The paper presents an adaptive observer for sensorless control of a 1-DOF magnetic levitation system, using signal injection and a new filter based on dynamic regressor extension and mixing. The observer estimates the virtual output and electrical resistance, achieving exponential convergence without excitation assumptions, and is validated through simulations and experiments.

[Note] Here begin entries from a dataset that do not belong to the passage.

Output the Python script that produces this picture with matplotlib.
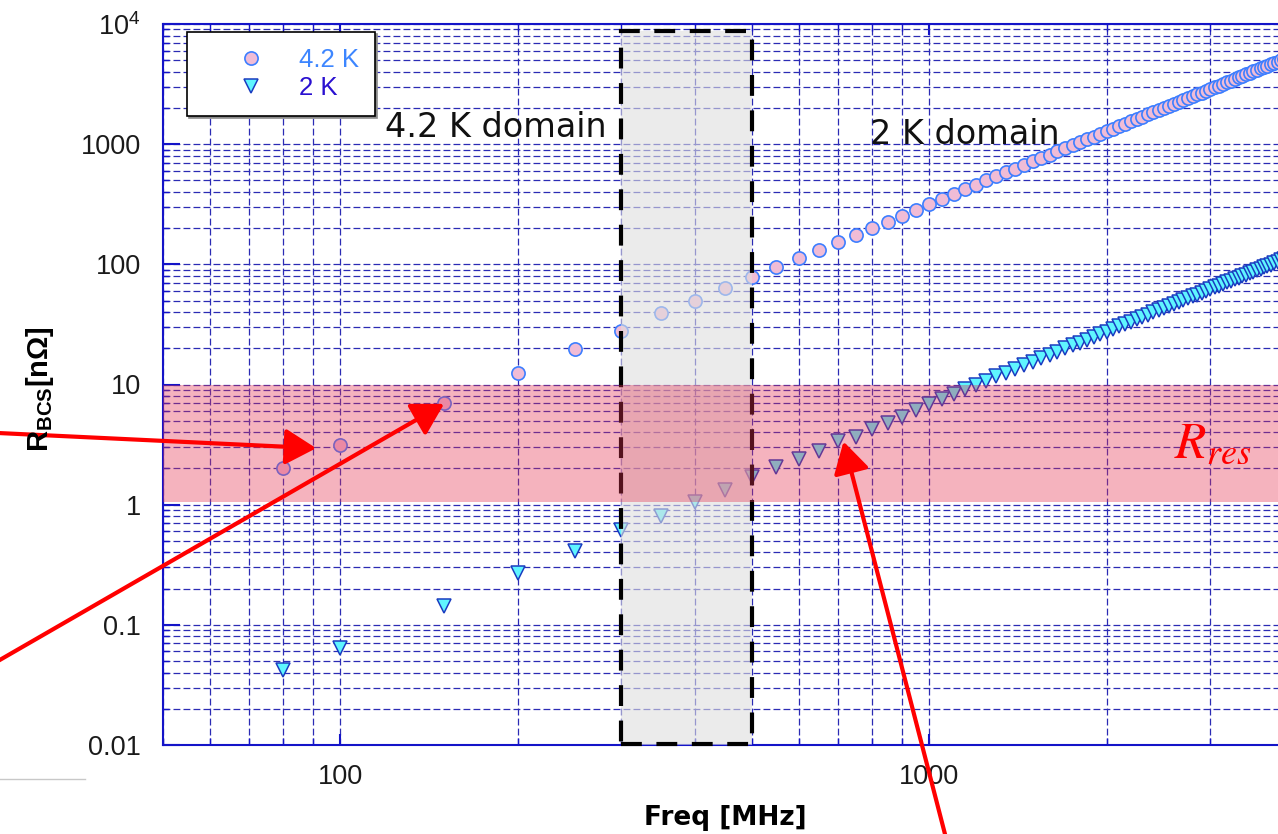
import matplotlib
matplotlib.use("Agg")
import numpy as np
import matplotlib.pyplot as plt
from matplotlib.patches import Rectangle
from matplotlib.lines import Line2D
from matplotlib.ticker import LogLocator, NullFormatter

plt.rcParams["font.family"] = ["Liberation Sans", "DejaVu Sans"]
plt.rcParams["mathtext.fontset"] = "custom"
plt.rcParams["mathtext.rm"] = "Liberation Sans"
plt.rcParams["mathtext.bf"] = "Liberation Sans:bold"
plt.rcParams["mathtext.it"] = "Liberation Sans:italic"

W, H = 1278, 834

# ---- data -----------------------------------------------------------------
FREQ_MHZ = [80, 100, 150, 200, 250, 300, 350, 400, 450, 500, 550, 600, 650,
            700, 750, 800, 850, 900, 950, 1000, 1050, 1100, 1150, 1200, 1250,
            1300, 1350, 1400, 1450, 1500, 1550, 1600, 1650, 1700, 1750, 1800,
            1850, 1900, 1950, 2000, 2050, 2100, 2150, 2200, 2250, 2300, 2350,
            2400, 2450, 2500, 2550, 2600, 2650, 2700, 2750, 2800, 2850, 2900,
            2950, 3000, 3050, 3100, 3150, 3200, 3250, 3300, 3350, 3400, 3450,
            3500, 3550, 3600, 3650, 3700, 3750, 3800, 3850, 3900, 3950, 4000]

R_42K = [2.02, 3.12, 7.04, 12.5, 19.6, 27.8, 39.0, 49.5, 63.5, 78, 94.5, 113,
         132, 154, 177, 201, 227, 254, 285, 320, 353, 387, 423, 461, 500, 541,
         583, 627, 673, 720, 769, 819, 871, 925, 980, 1037, 1095, 1155, 1217,
         1280, 1345, 1411, 1479, 1549, 1620, 1693, 1767, 1843, 1921, 2000,
         2081, 2163, 2247, 2333, 2420, 2509, 2599, 2691, 2785, 2880, 2977,
         3075, 3175, 3277, 3380, 3485, 3591, 3699, 3809, 3920, 4033, 4147,
         4263, 4381, 4500, 4621, 4743, 4867, 4993, 5120]

R_2K = [0.042, 0.0647, 0.144, 0.27, 0.408, 0.61, 0.81, 1.06, 1.33, 1.71, 2.07,
        2.42, 2.82, 3.41, 3.69, 4.3, 4.82, 5.4, 6.1, 6.9, 7.61, 8.35, 9.13,
        9.94, 10.78, 11.66, 12.58, 13.52, 14.51, 15.53, 16.58, 17.66, 18.79,
        19.94, 21.13, 22.36, 23.62, 24.91, 26.24, 27.6, 29.0, 30.43, 31.9,
        33.4, 34.93, 36.5, 38.1, 39.74, 41.42, 43.13, 44.87, 46.64, 48.46,
        50.3, 52.18, 54.1, 56.05, 58.03, 60.05, 62.1, 64.19, 66.31, 68.47,
        70.66, 72.88, 75.14, 77.43, 79.76, 82.13, 84.53, 86.96, 89.42, 91.93,
        94.46, 97.03, 99.64, 102.3, 104.9, 107.7, 110.4]

X_TICKS = [100, 1000]
X_TICK_LABELS = ["100", "1000"]
Y_TICKS = [0.01, 0.1, 1, 10, 100, 1000, 10000]
Y_TICK_LABELS = ["0.01", "0.1", "1", "10", "100", "1000", r"$\mathregular{10^4}$"]

RES_BAND = (1.05, 10.0)              # R_res range [nOhm]
DOMAIN_F = (300, 500)                # transition region [MHz]
DOMAIN_TOP = 8700
ARROW_TIPS = [(91, 2.95), (150, 6.9), (715, 3.35)]      # data coords
ARROW_TAILS = [(-2, 433), (-2, 661), (946, 838)]        # image pixels

# ---- figure ----------------------------------------------------------------
fig = plt.figure(figsize=(W / 100, H / 100), dpi=100)
ax = fig.add_axes([163 / W, (H - 745) / H, (1284 - 163) / W, (745 - 24) / H])
ax.set_xscale("log")
ax.set_yscale("log")
ax.set_xlim(50, 4000)
ax.set_ylim(0.01, 1e4)

ax.plot(FREQ_MHZ, R_42K, "o", ls="none", ms=9.5, mfc="#f0bcd6", mec="#3d7eff",
        mew=1.2, label="4.2 K", zorder=2)
ax.plot(FREQ_MHZ, R_2K, "v", ls="none", ms=10, mfc="#5ff5ff", mec="#1a3cc0",
        mew=1.1, label="2 K", zorder=2.1)

# transition box
f0, f1 = DOMAIN_F
ax.add_patch(Rectangle((f0, 0.01), f1 - f0, DOMAIN_TOP - 0.01, facecolor="#dedede",
                       alpha=0.6, edgecolor="none", zorder=3))
ax.add_patch(Rectangle((f0, 0.0101), f1 - f0, DOMAIN_TOP - 0.0101, fill=False,
                       edgecolor="black", lw=3, linestyle=(0, (5, 3.5)), zorder=3.2,
                       clip_on=False))

# R_res band
ax.axhspan(*RES_BAND, color=(228 / 255, 50 / 255, 80 / 255), alpha=0.37, lw=0, zorder=4)

# grid / ticks
ax.xaxis.set_minor_locator(LogLocator(base=10, subs=np.arange(2, 10), numticks=100))
ax.yaxis.set_minor_locator(LogLocator(base=10, subs=np.arange(2, 10), numticks=100))
ax.xaxis.set_minor_formatter(NullFormatter())
ax.yaxis.set_minor_formatter(NullFormatter())
ax.set_xticks(X_TICKS, X_TICK_LABELS)
ax.set_yticks(Y_TICKS, Y_TICK_LABELS)
ax.set_axisbelow(True)
ax.grid(True, which="both", color="#2b2bb4", lw=0.9, linestyle=(0, (5.5, 2.5)))

for s in ax.spines.values():
    s.set_color("#1414c8")
    s.set_linewidth(1.5)
ax.spines["right"].set_visible(False)

ax.tick_params(axis="both", which="both", direction="in", top=True, right=False,
               colors="#1414c8", labelcolor="#1a1a1a", labelsize=19.5)
ax.tick_params(axis="y", which="major", length=12, width=1.5, pad=16)
ax.tick_params(axis="y", which="minor", length=4, width=1)
ax.tick_params(axis="x", which="major", length=8, width=1.5, pad=14)
ax.tick_params(axis="x", which="minor", length=5, width=1)

# legend
leg = ax.legend(loc="upper left", bbox_to_anchor=((187 - 163) / 1121, (745 - 32) / 721),
                borderaxespad=0, fancybox=False, edgecolor="black", framealpha=1,
                borderpad=0.64, handlelength=3.7, handletextpad=0.0, labelspacing=0.12,
                fontsize=18.5, labelcolor=["#3d86ff", "#2a10d0"],
                shadow={"ox": 1.5, "oy": -1.5, "color": "0.55", "alpha": 1})
leg.get_frame().set_linewidth(1.2)
leg.set_zorder(5)

# annotations
ax.text(119, 1143, "4.2 K domain", fontfamily="DejaVu Sans", fontsize=24,
        color="#111111", va="baseline", ha="left", zorder=6)
ax.text(794, 1000, "2 K domain", fontfamily="DejaVu Sans", fontsize=24,
        color="#111111", va="baseline", ha="left", zorder=6)
ax.text(2600, 2.46, r"$R_{res}$", math_fontfamily="stix", fontsize=37,
        color="#ff0000", va="baseline", ha="left", zorder=6)

for (ft, rt), (tx, ty) in zip(ARROW_TIPS, ARROW_TAILS):
    ax.annotate("", xy=(ft, rt), xycoords="data", xytext=(tx, H - ty),
                textcoords="figure pixels", annotation_clip=False, zorder=7,
                arrowprops=dict(arrowstyle="-|>,head_length=0.95,head_width=0.55",
                                color="#ff0000", lw=3, shrinkA=0, shrinkB=0,
                                mutation_scale=20))

fig.text(40 / W, 1 - 389 / H, r"$\mathbf{R_{BCS}[n\Omega]}$", rotation=90,
         fontsize=21, ha="center", va="center")
fig.text(725 / W, (H - 825) / H, "Freq [MHz]", fontfamily="DejaVu Sans",
         fontweight="bold", fontsize=19, ha="center", va="baseline")
fig.add_artist(Line2D([0, 85 / W], [1 - 779 / H] * 2, transform=fig.transFigure,
                      color="#c8c8c8", lw=1))

fig.savefig("out.png", dpi=100)
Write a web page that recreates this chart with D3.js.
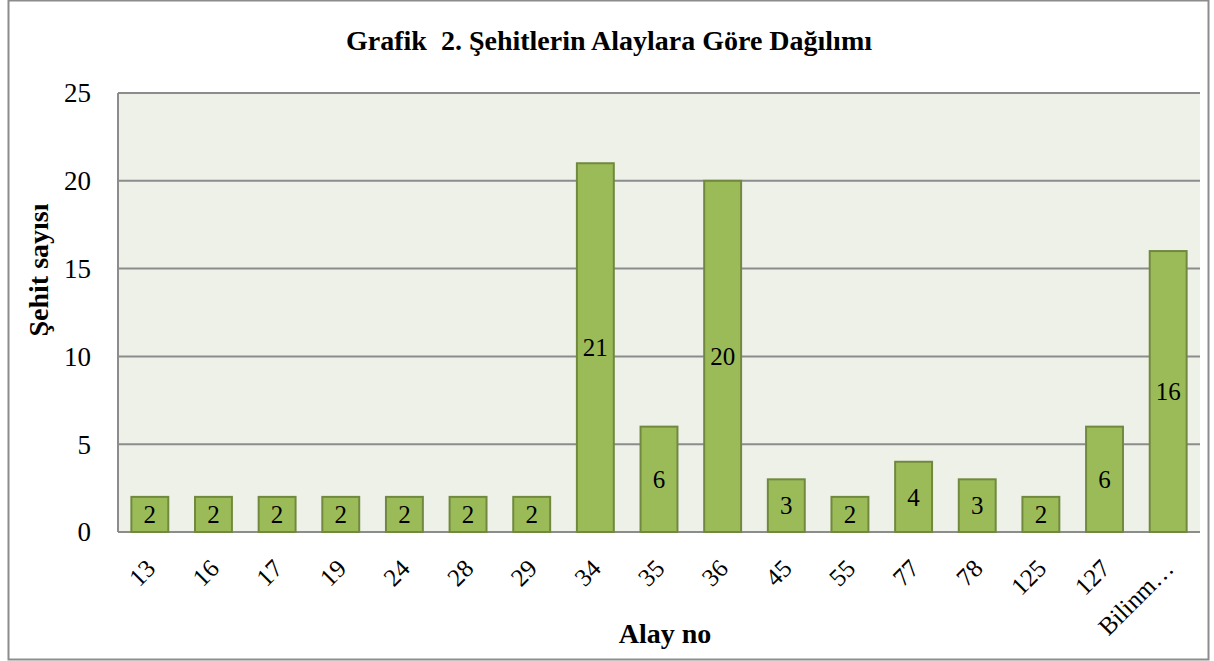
<!DOCTYPE html>
<html>
<head>
<meta charset="utf-8">
<script src="https://cdn.jsdelivr.net/npm/d3@7"></script>
<style>
  body { margin: 0; background: #fff; }
  svg text { font-family: "Palatino Linotype", "Book Antiqua", "Liberation Serif", serif; fill: #000; }
</style>
</head>
<body>
<svg id="chart" width="1214" height="661"></svg>
<script>
// regiments (alay no) and number of martyrs
var categories = ['13', '16', '17', '19', '24', '28', '29', '34', '35', '36', '45', '55', '77', '78', '125', '127', 'Bilinm\u2026'];
var values = [2, 2, 2, 2, 2, 2, 2, 21, 6, 20, 3, 2, 4, 3, 2, 6, 16];
var yTicks = [0, 5, 10, 15, 20, 25];

var svg = d3.select('#chart');

var margin = { left: 118, top: 93, right: 1200, bottom: 532 };

// outer frame
svg.append('rect')
  .attr('x', 8.5).attr('y', 0.5)
  .attr('width', 1200).attr('height', 659)
  .attr('fill', '#fff')
  .attr('stroke', '#8c8c8c')
  .attr('stroke-width', 2);

var x = d3.scaleBand()
  .domain(categories)
  .range([margin.left, margin.right])
  .paddingInner(0.42)
  .paddingOuter(0.21);

var y = d3.scaleLinear()
  .domain([0, 25])
  .range([margin.bottom, margin.top]);

// plot background
svg.append('rect')
  .attr('x', margin.left).attr('y', margin.top)
  .attr('width', margin.right - margin.left)
  .attr('height', margin.bottom - margin.top)
  .attr('fill', '#eef1e8');

// grid lines
svg.append('g')
  .selectAll('line')
  .data(yTicks)
  .enter()
  .append('line')
  .attr('x1', margin.left).attr('x2', margin.right)
  .attr('y1', function(d) { return y(d); })
  .attr('y2', function(d) { return y(d); })
  .attr('stroke', '#8c8c8c')
  .attr('stroke-width', 2);

// left axis line
svg.append('line')
  .attr('x1', margin.left).attr('x2', margin.left)
  .attr('y1', margin.top).attr('y2', margin.bottom)
  .attr('stroke', '#8c8c8c')
  .attr('stroke-width', 2);

// y tick labels
svg.append('g')
  .selectAll('text')
  .data(yTicks)
  .enter()
  .append('text')
  .attr('x', 91)
  .attr('y', function(d) { return y(d); })
  .attr('dy', '0.35em')
  .attr('text-anchor', 'end')
  .style('font-size', '27px')
  .text(function(d) { return d; });

// bars
var bars = svg.append('g')
  .selectAll('g')
  .data(values)
  .enter()
  .append('g');

bars.append('rect')
  .attr('x', function(d, i) { return x(categories[i]); })
  .attr('y', function(d) { return y(d); })
  .attr('width', x.bandwidth())
  .attr('height', function(d) { return y(0) - y(d); })
  .attr('fill', '#9bbb59')
  .attr('stroke', '#71893f')
  .attr('stroke-width', 2);

bars.append('text')
  .attr('x', function(d, i) { return x(categories[i]) + x.bandwidth() / 2; })
  .attr('y', function(d) { return (y(d) + y(0)) / 2; })
  .attr('dy', '0.35em')
  .attr('text-anchor', 'middle')
  .style('font-size', '25px')
  .text(function(d) { return d; });

// x tick labels, rotated
svg.append('g')
  .selectAll('text')
  .data(categories)
  .enter()
  .append('text')
  .attr('transform', function(d) {
    return 'translate(' + (x(d) + x.bandwidth() / 2 + 7) + ',' + 570 + ') rotate(-45)';
  })
  .attr('text-anchor', 'end')
  .style('font-size', '25px')
  .text(function(d) { return d; });

// title (keeps the double space)
svg.append('text')
  .attr('x', 609).attr('y', 50)
  .attr('text-anchor', 'middle')
  .style('font-size', '28px')
  .style('font-weight', 'bold')
  .style('white-space', 'pre')
  .text('Grafik  2. \u015eehitlerin Alaylara G\u00f6re Da\u011f\u0131l\u0131m\u0131');

// axis titles
svg.append('text')
  .attr('transform', 'translate(48,270) rotate(-90)')
  .attr('text-anchor', 'middle')
  .style('font-size', '28px')
  .style('font-weight', 'bold')
  .text('\u015eehit say\u0131s\u0131');

svg.append('text')
  .attr('x', 665).attr('y', 643)
  .attr('text-anchor', 'middle')
  .style('font-size', '28px')
  .style('font-weight', 'bold')
  .text('Alay no');
</script>
</body>
</html>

In this paper we address the problem of sensorless control of the 1-DOF magnetic levitation system. Assuming that only the current and the voltage are measurable, we design an adaptive state observer using the technique of signal injection. Our main contribution is to propose a new filter to identify the virtual output generated by the signal injection. It is shown that this filter, designed using the dynamic regressor extension and mixing estimator, outperforms the classical one. Two additional features of the proposed observer are that (i) it does not require the knowledge of the electrical resistance, which is also estimated on-line and (ii) exponential convergence to a tunable residual set is guaranteed without excitation assumptions. The observer is then applied, in a certainty equivalent way, to a full state-feedback control law to obtain the sensorless controller, whose performance is assessed via simulations and experiments.